=== RECORDS PROVIDED ===
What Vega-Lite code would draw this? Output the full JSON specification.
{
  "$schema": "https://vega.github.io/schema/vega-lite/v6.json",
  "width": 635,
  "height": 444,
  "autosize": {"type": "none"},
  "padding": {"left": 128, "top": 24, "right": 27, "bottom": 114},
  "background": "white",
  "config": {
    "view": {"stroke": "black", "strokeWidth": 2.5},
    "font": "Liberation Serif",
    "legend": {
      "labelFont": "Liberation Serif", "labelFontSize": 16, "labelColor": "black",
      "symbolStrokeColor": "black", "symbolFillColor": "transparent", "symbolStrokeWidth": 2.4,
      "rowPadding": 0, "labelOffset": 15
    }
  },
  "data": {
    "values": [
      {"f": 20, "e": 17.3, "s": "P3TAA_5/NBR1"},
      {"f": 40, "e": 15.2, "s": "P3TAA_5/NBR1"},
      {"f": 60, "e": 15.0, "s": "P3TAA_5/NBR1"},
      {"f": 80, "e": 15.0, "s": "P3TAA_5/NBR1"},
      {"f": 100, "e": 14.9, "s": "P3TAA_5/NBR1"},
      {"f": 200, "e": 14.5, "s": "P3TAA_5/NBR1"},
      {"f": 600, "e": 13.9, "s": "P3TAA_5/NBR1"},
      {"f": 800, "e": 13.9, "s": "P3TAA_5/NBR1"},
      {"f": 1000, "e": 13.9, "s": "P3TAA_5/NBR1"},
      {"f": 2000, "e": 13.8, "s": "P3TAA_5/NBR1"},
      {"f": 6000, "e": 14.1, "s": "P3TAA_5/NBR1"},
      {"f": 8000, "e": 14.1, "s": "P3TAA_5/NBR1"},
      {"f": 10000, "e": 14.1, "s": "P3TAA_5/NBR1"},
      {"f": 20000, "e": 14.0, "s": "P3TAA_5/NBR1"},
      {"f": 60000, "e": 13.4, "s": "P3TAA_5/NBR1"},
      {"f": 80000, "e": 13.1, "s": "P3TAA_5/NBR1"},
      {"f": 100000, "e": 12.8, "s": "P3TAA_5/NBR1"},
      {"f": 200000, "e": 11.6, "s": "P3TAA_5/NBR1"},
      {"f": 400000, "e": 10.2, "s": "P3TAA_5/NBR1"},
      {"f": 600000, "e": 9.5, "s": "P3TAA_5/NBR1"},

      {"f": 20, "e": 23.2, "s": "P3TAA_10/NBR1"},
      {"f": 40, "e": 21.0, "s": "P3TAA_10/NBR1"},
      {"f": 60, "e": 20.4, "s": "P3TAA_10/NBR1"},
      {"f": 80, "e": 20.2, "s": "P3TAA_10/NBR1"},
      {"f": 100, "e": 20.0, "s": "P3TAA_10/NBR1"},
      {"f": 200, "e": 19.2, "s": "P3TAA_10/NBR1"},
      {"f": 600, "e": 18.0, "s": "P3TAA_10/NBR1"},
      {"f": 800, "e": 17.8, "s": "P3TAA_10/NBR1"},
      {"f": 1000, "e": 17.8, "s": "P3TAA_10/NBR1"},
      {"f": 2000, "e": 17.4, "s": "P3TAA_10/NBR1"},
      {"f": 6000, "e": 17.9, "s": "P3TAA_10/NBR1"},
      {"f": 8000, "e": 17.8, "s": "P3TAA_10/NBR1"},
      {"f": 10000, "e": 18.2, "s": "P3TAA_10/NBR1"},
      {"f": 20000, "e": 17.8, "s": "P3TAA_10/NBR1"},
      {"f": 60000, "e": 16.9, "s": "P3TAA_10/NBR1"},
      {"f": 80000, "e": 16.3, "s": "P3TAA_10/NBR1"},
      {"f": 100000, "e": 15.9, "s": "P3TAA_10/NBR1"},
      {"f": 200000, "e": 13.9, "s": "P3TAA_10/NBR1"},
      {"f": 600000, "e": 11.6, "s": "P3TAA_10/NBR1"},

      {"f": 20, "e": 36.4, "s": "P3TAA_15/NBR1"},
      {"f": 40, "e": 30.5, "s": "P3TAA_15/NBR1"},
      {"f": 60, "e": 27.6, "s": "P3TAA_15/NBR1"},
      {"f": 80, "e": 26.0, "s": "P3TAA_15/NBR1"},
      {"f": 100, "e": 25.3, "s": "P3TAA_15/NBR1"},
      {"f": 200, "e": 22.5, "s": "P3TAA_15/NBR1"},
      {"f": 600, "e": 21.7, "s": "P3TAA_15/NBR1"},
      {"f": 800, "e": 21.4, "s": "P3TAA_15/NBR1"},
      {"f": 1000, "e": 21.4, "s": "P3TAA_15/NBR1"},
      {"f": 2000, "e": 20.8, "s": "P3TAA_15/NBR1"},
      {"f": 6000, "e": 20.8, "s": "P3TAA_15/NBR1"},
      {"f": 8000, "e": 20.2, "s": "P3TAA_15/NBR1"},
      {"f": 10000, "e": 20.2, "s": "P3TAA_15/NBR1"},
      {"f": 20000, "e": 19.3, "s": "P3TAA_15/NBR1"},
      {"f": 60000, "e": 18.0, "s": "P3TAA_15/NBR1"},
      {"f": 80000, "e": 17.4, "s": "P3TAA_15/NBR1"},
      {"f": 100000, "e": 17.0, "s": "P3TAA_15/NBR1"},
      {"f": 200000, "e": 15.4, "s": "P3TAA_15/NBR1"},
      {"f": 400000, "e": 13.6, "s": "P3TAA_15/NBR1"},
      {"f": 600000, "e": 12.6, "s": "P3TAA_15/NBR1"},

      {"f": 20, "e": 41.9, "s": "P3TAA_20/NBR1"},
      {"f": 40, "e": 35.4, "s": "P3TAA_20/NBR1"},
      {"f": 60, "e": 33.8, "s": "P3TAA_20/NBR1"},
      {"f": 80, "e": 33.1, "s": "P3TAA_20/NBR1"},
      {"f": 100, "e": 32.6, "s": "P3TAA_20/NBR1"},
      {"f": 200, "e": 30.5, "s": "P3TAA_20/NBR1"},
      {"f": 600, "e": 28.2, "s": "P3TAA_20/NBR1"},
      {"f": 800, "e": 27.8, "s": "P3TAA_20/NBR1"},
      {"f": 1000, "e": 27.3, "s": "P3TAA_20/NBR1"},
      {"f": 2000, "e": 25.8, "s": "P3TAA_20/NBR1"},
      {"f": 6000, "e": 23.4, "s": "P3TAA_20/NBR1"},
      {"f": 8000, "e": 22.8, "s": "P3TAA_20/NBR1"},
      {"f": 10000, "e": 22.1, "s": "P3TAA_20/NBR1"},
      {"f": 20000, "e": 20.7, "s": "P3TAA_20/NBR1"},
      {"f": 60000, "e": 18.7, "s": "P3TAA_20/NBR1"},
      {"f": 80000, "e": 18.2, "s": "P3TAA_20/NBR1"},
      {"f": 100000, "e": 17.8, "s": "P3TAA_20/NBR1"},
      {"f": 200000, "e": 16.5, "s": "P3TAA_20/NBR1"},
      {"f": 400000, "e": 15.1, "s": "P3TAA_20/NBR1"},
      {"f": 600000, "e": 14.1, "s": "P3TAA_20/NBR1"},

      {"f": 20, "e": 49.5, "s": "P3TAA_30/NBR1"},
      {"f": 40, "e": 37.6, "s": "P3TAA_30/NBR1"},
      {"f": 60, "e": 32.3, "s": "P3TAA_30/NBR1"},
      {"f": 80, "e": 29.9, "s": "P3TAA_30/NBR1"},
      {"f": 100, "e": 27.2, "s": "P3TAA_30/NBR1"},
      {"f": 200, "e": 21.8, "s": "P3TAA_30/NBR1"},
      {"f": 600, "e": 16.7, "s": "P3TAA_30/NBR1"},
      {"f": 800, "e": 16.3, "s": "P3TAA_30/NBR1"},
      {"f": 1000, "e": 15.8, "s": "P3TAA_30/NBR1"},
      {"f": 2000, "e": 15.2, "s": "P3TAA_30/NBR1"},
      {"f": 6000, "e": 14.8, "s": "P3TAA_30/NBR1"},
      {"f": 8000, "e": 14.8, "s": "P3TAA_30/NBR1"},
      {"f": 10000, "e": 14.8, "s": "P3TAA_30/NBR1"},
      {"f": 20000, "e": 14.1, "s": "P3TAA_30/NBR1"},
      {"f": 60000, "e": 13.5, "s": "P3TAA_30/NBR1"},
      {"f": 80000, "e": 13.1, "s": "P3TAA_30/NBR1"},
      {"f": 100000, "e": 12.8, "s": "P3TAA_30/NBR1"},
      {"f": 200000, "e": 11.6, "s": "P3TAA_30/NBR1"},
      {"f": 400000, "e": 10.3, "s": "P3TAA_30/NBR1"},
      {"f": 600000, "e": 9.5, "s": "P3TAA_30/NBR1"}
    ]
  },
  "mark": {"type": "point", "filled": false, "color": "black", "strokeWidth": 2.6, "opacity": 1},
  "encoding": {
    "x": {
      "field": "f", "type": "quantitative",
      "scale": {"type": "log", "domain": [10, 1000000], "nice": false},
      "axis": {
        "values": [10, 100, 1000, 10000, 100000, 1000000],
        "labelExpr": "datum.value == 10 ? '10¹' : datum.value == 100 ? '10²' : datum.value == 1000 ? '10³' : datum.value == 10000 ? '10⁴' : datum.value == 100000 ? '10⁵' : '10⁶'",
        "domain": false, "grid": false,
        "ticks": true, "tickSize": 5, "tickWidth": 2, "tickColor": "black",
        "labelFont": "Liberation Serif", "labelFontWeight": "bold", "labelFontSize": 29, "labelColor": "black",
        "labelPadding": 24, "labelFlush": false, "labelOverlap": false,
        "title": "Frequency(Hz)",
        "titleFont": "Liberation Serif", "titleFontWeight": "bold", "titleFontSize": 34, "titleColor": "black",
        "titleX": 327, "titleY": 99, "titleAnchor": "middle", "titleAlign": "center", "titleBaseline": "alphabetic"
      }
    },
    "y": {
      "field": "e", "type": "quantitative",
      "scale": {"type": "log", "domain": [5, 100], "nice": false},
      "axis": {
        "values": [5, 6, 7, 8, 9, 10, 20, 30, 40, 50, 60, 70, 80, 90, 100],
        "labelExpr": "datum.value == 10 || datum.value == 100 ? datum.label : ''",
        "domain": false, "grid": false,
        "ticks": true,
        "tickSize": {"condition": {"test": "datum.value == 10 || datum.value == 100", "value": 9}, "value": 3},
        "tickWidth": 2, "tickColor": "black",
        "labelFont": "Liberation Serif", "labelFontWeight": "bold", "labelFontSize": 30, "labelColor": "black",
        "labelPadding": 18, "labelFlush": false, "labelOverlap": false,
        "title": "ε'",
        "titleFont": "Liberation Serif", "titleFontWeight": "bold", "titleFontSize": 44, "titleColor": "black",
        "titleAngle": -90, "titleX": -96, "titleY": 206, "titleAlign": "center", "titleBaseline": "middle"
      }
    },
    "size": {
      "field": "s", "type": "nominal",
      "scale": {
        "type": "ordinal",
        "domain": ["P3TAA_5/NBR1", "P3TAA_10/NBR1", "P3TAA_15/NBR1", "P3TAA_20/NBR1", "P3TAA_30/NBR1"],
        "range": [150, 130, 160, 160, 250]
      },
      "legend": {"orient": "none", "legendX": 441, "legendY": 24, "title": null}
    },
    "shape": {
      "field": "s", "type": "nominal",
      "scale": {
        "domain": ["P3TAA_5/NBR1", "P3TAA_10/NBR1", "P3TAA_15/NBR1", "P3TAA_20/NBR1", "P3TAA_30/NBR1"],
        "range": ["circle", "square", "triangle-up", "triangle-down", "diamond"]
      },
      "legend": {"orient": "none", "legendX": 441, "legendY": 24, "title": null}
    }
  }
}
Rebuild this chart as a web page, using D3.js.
===
- [STATED GOAL]: Pick each line holding the word "this" out of the data and copy it.

- [WRITTEN ANSWER]:
What Vega-Lite code would draw this? Output the full JSON specification.
Rebuild this chart as a web page, using D3.js.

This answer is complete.